Dublin County Choir/Lyric Opera Orchestra/Aidan Faughey

The Irish Ring (exc.)

The Irish Ring (exc.)

The "Irish Ring" is one of the sillier nicknames in music; but it has stuck. The three operas - Balfe's The Bohemian Girl, Wallace's Maritana and Benedict's The Lily of Killarney - were hits on the London stage 150 years ago, but have not endured in the repertoire. Balfe and Wallace were born in Ireland, and while Benedict's opera has an Irish subject, the composer was German.

The most important link between these works is their common root in English ballad opera, where music provided easy-listening entertainment through tuneful, strophic songs, sentimental or lusty choruses, and simple duets and ensembles. That purpose was underlined by Tuesday night's presentation in the National Concert Hall, of excerpts from all three works. It was the sixth concert in the occasional "From La Scala to the Met" series.

The core events in the preposterous plots were succinctly presented by Angela Molloy.
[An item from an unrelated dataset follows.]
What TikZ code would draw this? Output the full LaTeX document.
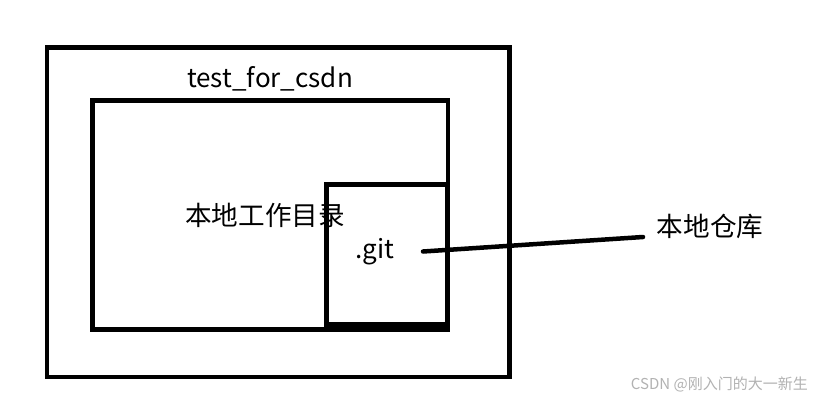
\documentclass[tikz,border=0pt]{standalone}
\usepackage{fontspec}
\setmainfont{Noto Sans CJK SC}
\begin{document}
\begin{tikzpicture}[x=1pt,y=-1pt,
  box/.style={draw=black,line width=4.5pt,fill=none},
  lbl/.style={inner sep=0pt,font=\fontsize{26}{30}\selectfont},
  cjk/.style={inner sep=0pt,font=\fontsize{26.6}{30}\selectfont},
  wm/.style={inner sep=0pt,text=black!30,font=\fontsize{15}{17}\selectfont}]
\useasboundingbox[fill=white] (0,0) rectangle (820,400);
\draw[box] (47,47.5) rectangle (509.5,377);
\draw[box] (92.5,100.5) rectangle (448,329.5);
\draw[box] (326.5,184.5) rectangle (447,324.5);
\node[lbl] (top) at (270,79) {test\_for\_csdn};
\node[cjk] (wd) at (265,215) {本地工作目录};
\node[lbl] (git) at (375,252) {.git};
\node[cjk] (repo) at (710,226) {本地仓库};
\coordinate (a) at (423,251.5);
\coordinate (b) at (643,237);
\draw[line width=4.5pt,line cap=round] (a) -- (b);
\node[wm,anchor=east] (mark) at (808,384) {CSDN @刚入门的大一新生};
\end{tikzpicture}
\end{document}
In music which needs all the help it can get, more definition in the playing of the Lyric Opera Orchestra, conducted by Aidan Faughey, would have gone a long way. And overall balance was not helped by the vocal amplification. These weaknesses were off-set, to some extent, by the full-blooded singing of the Dublin County Choir.

READ MORE

The minor vocal roles were well-taken by Miriam Blennerhasset (mezzo soprano), Patrick Doherty (baritone) and Derek Ryan (bass). Kathryn Smith (soprano) sang the main female roles in a communicative way which depended more on timing and impeccable diction than precision of pitch or vocal colour. The most subtle singing came from Anthony Kearns (tenor), whose lyric tone, poise and sense of line got the best out of such songs as Balfe's When Other Lips.